* **DIRECTIVE**
Print the material below exactly as it stands, please, from its first line to the line holding "0.000583, 0.000345, 0.000217]", with no pictures.

* **DATASET SECTION**
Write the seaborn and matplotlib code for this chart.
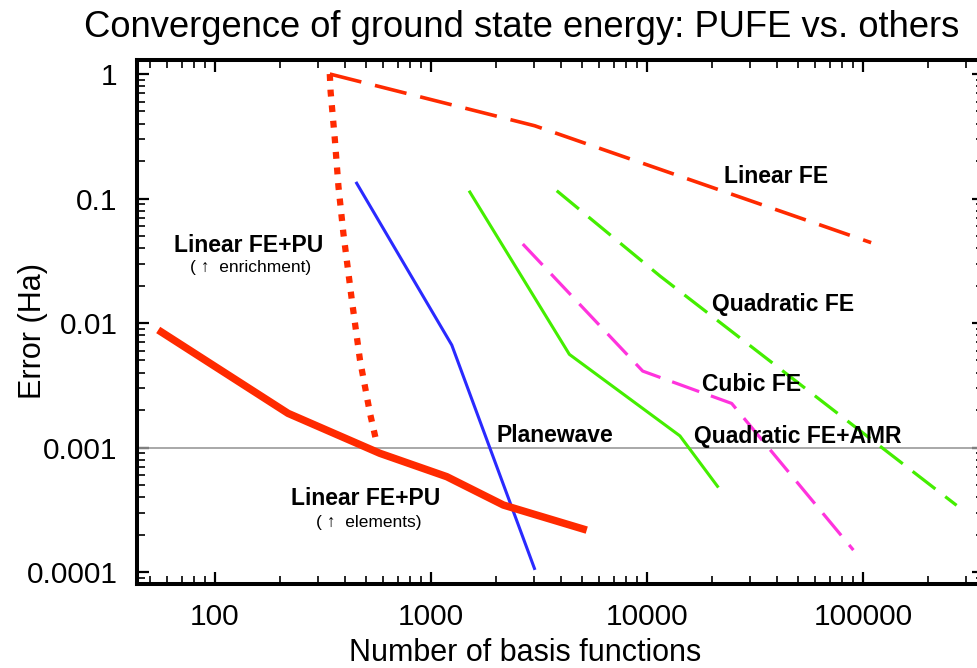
import matplotlib
matplotlib.use("Agg")
import matplotlib.pyplot as plt
import seaborn as sns
from matplotlib.ticker import LogLocator, NullFormatter

# Convergence data: number of basis functions vs. ground state energy error (Ha)
lin_pu_elem_n = [54.6, 218, 580, 1183, 2163, 5260]
lin_pu_elem_err = [0.00879, 0.00188, 0.000898, 0.000583, 0.000345, 0.000217]

lin_pu_enr_n = [340, 343, 359, 373, 393, 430, 469, 522, 561]
lin_pu_enr_err = [1.0, 0.72, 0.295, 0.124, 0.0525, 0.0153, 0.00505, 0.00188, 0.00108]

lin_fe_n = [340, 3020, 109000]
lin_fe_err = [1.0, 0.384, 0.0442]

quad_fe_n = [3820, 11500, 271000]
quad_fe_err = [0.1155, 0.0238, 0.000343]

quad_amr_n = [1500, 4370, 14200, 21400]
quad_amr_err = [0.1155, 0.0056, 0.00124, 0.000477]

cubic_n = [2660, 9550, 24650, 90200]
cubic_err = [0.0431, 0.00411, 0.00226, 0.000150]

pw_n = [449, 1248, 3029]
pw_err = [0.136, 0.00665, 0.000104]

x_ticks = [100, 1000, 10000, 100000]
x_tick_labels = ["100", "1000", "10000", "100000"]
y_ticks = [1, 0.1, 0.01, 0.001, 0.0001]
y_tick_labels = ["1", "0.1", "0.01", "0.001", "0.0001"]

RED = "#ff2a00"
GREEN = "#44ee00"
BLUE = "#2a2aff"
MAGENTA = "#ff33dd"

sns.set_style("ticks")
plt.rcParams["font.family"] = ["Liberation Sans", "DejaVu Sans"]
plt.rcParams["text.color"] = "black"
plt.rcParams["axes.labelcolor"] = "black"
plt.rcParams["xtick.color"] = "black"
plt.rcParams["ytick.color"] = "black"

fig = plt.figure(figsize=(9.78, 6.68), dpi=100)
ax = fig.add_axes([137 / 978, 84 / 668, 847 / 978, 524 / 668])
ax.set_xscale("log")
ax.set_yscale("log")

dash = (0, (9, 3.9))
series = [
    (lin_fe_n, lin_fe_err, RED, 2.6, dash, 3),
    (quad_fe_n, quad_fe_err, GREEN, 2.3, dash, 3),
    (cubic_n, cubic_err, MAGENTA, 2.3, dash, 3),
    (quad_amr_n, quad_amr_err, GREEN, 2.2, "-", 3),
    (pw_n, pw_err, BLUE, 2.2, "-", 3),
    (lin_pu_enr_n, lin_pu_enr_err, RED, 4.5, (0, (1.1, 1.4)), 4),
    (lin_pu_elem_n, lin_pu_elem_err, RED, 5.4, "-", 4),
]
for n, err, color, lw, ls, z in series:
    sns.lineplot(x=n, y=err, ax=ax, color=color, linewidth=lw, linestyle=ls,
                 estimator=None, sort=False, solid_capstyle="butt",
                 dash_capstyle="butt", zorder=z)

ax.axhline(1e-3, color="#999999", linewidth=1.2, zorder=1)

ax.set_xlim(43.55, 363000)
ax.set_ylim(8.01e-5, 1.296)

ax.set_xticks(x_ticks, labels=x_tick_labels)
ax.set_yticks(y_ticks, labels=y_tick_labels)
for axis in (ax.xaxis, ax.yaxis):
    axis.set_minor_locator(LogLocator(base=10, subs=range(2, 10), numticks=30))
    axis.set_minor_formatter(NullFormatter())

ax.tick_params(which="both", direction="in", top=True, right=True, color="black",
               labelcolor="black")
ax.tick_params(which="major", length=8.6, width=1.6, labelsize=21.5, pad=14)
ax.tick_params(which="minor", length=6.0, width=1.2)
for s in ax.spines.values():
    s.set_linewidth(2.9)
    s.set_color("black")

# Curve labels
bold = dict(fontsize=16.5, fontweight="bold", ha="center", va="baseline", color="black")
small = dict(fontsize=12.5, ha="center", va="baseline", color="black")
ax.text(39400, 0.1344, "Linear FE", **bold)
ax.text(42700, 0.01248, "Quadratic FE", **bold)
ax.text(30600, 0.00287, "Cubic FE", **bold)
ax.text(49800, 0.001087, "Quadratic FE+AMR", **bold)
ax.text(3750, 0.001107, "Planewave", **bold)
ax.text(143.7, 0.0375, "Linear FE+PU", **bold)
ax.text(146.8, 0.0257, "( \u2191  enrichment)", **small)
ax.text(498, 0.000345, "Linear FE+PU", **bold)
ax.text(516, 0.00023, "( \u2191  elements)", **small)

fig.text(521.5 / 978, 1 - 37 / 668, "Convergence of ground state energy: PUFE vs. others",
         ha="center", va="baseline", fontsize=26.2, color="black")
fig.text(525.5 / 978, 1 - 661 / 668, "Number of basis functions",
         ha="center", va="baseline", fontsize=22, color="black")
fig.text(41 / 978, 1 - 331 / 668, "Error (Ha)", rotation=90, rotation_mode="anchor",
         ha="center", va="baseline", fontsize=22, color="black")

fig.savefig("out.png", dpi=100)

* **SOLVED EXERCISE**
Write the seaborn and matplotlib code for this chart.
import matplotlib
matplotlib.use("Agg")
import matplotlib.pyplot as plt
import seaborn as sns
from matplotlib.ticker import LogLocator, NullFormatter

# Convergence data: number of basis functions vs. ground state energy error (Ha)
lin_pu_elem_n = [54.6, 218, 580, 1183, 2163, 5260]
lin_pu_elem_err = [0.00879, 0.00188, 0.000898, 0.000583, 0.000345, 0.000217]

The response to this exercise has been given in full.